Meeting time: Tuesday, June 9, 2015; 7:30 p.m.
Location: Thomas Balch Library, 208 West Market Street, Leesburg, Virginia
Topic: “Jacob Cox and the West Point–‘Political General’ Divide in the Union Army”
Few people know that Union General in Chief Winfield Scott decided, at the beginning of the Civil War, to create a two-part army: regulars and volunteers. Presuming that the war would only last a few months and reflecting his distaste for volunteers from his Mexican War experience, Scott foresaw volunteer soldiers and officers primarily guarding while regulars did the fighting. This decision hampered the Union effort after thousands of volunteer officers and men filled the ranks in what became a major conflict, and as jealousies emerged between regulars and volunteers. To this day, the term “political general” is one of disparagement, despite the fact that some generals from the private sector performed well.
Jacob Cox, along with men like “Black Jack” Logan and Joshua Chamberlain, is considered by most observers as one of the best Union “political” generals. His achievements include securing “West” Virginia as it was created; commanding the Union left wing at the Battle of Antietam; and commanding the Union forces on the line at the Battle of Franklin, Tennessee. Perhaps the best evidence of his military capabilities is that W. T. Sherman offered him a brigadier generalship in the regular army at the end of the war. He did not accept, but rather was elected governor of Ohio in 1865. His official portrait as governor depicts him in his Major General’s uniform, a true “Citizen General.”
Eugene D. (Gene) Schmiel is a retired U.S. Department of State Foreign Service Officer, who now works part-time at the Department of State as an analyst in the Political-Military Bureau.
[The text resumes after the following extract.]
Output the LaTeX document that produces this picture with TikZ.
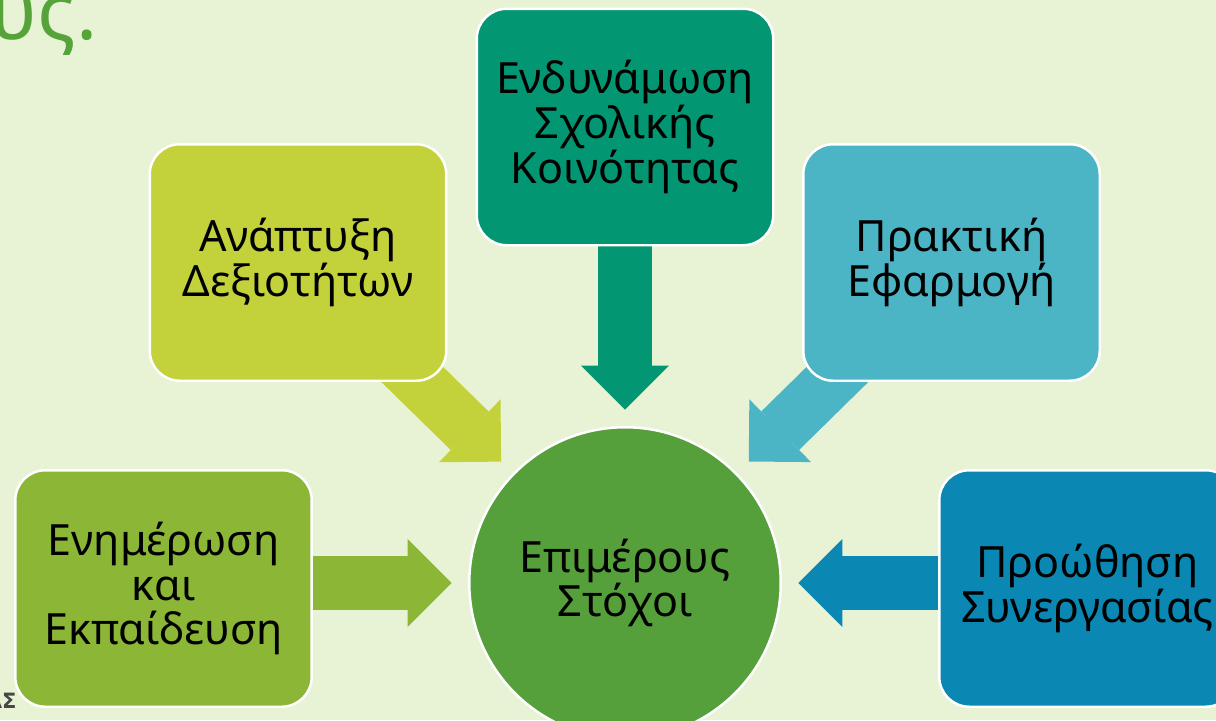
\documentclass[tikz,border=0pt]{standalone}
\usepackage{fontspec}
\setmainfont{Noto Sans}
\newfontfamily\footfont{DejaVu Sans}
\usetikzlibrary{arrows.meta}

\definecolor{bgcol}{HTML}{E8F3D6}
\definecolor{titlecol}{HTML}{56A33A}
\definecolor{cinfo}{HTML}{8CB736}
\definecolor{cskill}{HTML}{C3D13B}
\definecolor{ccomm}{HTML}{039673}
\definecolor{cpract}{HTML}{4BB5C5}
\definecolor{ccoop}{HTML}{0A87B2}
\definecolor{cgoal}{HTML}{55A03A}

\pgfdeclarelayer{bg}
\pgfsetlayers{bg,main}

\begin{document}
\begin{tikzpicture}[x=0.02cm, y=-0.02cm,
      box/.style={draw=white, line width=1.4pt, rounded corners=0.6cm,
        minimum width=5.93cm, minimum height=4.73cm, inner sep=0pt,
        align=center, font=\fontsize{24.5}{25.5}\selectfont},
      goal/.style={circle, draw=white, line width=1.4pt, fill=cgoal,
        minimum size=6.23cm, inner sep=0pt, align=center,
        font=\fontsize{24.5}{25.5}\selectfont},
      barr/.style={line width=1.08cm,
        -{Triangle[width=1.76cm, length=0.88cm, line width=0pt]},
        shorten >=0.33cm}
    ]

    \useasboundingbox (0,0) rectangle (1216,720);

    % ══ title remains ═════════════════════════════════════════════════════════
    \node[anchor=base east, inner sep=0pt, text=titlecol,
      font=\fontsize{45}{48}\selectfont] (title) at (98,39) {ους.};
    \node[anchor=base east, inner sep=0pt, text=black!72,
      font=\footfont\bfseries\fontsize{12}{13}\selectfont] (foot) at (17,708) {ΑΣ};

    % ══ centre ════════════════════════════════════════════════════════════════
    \node[goal] (circ) at (625,583) {Επιμέρους\\Στόχοι};

    % ══ boxes ═════════════════════════════════════════════════════════════════
    \node[box, fill=cinfo]  (info)  at (163.5,588.5) {Ενημέρωση\\και\\Εκπαίδευση};
    \node[box, fill=cskill] (skill) at (298,262.5)   {Ανάπτυξη\\Δεξιοτήτων};
    \node[box, fill=ccomm]  (comm)  at (625,127)     {Ενδυνάμωση\\Σχολικής\\Κοινότητας};
    \node[box, fill=cpract] (pract) at (951.5,262.5) {Πρακτική\\Εφαρμογή};
    \node[box, fill=ccoop]  (coop)  at (1087.5,588.5) {Προώθηση\\Συνεργασίας};

    % ══ block arrows, behind the boxes ════════════════════════════════════════
    \begin{pgfonlayer}{bg}
      \fill[bgcol] (0,0) rectangle (1216,720);
      \draw[barr, cinfo]  (info |- circ) -- (circ);
      \draw[barr, cskill] (skill.center) -- (circ);
      \draw[barr, ccomm]  (comm.center)  -- (circ);
      \draw[barr, cpract] (pract.center) -- (circ);
      \draw[barr, ccoop]  (coop |- circ) -- (circ);
    \end{pgfonlayer}

  \end{tikzpicture}
\end{document}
He was an assistant professor of history at St. Francis University (in Pennsylvania) and has taught at Marymount, Penn State, and Shenandoah Universities. Schmiel has a Ph.D. in history from The Ohio State University, and he coauthored with his wife Kathryn a book about life in the foreign service. His book, Citizen-General: Jacob Dolson Cox and the Civil War Era, was published by Ohio University Press in 2014.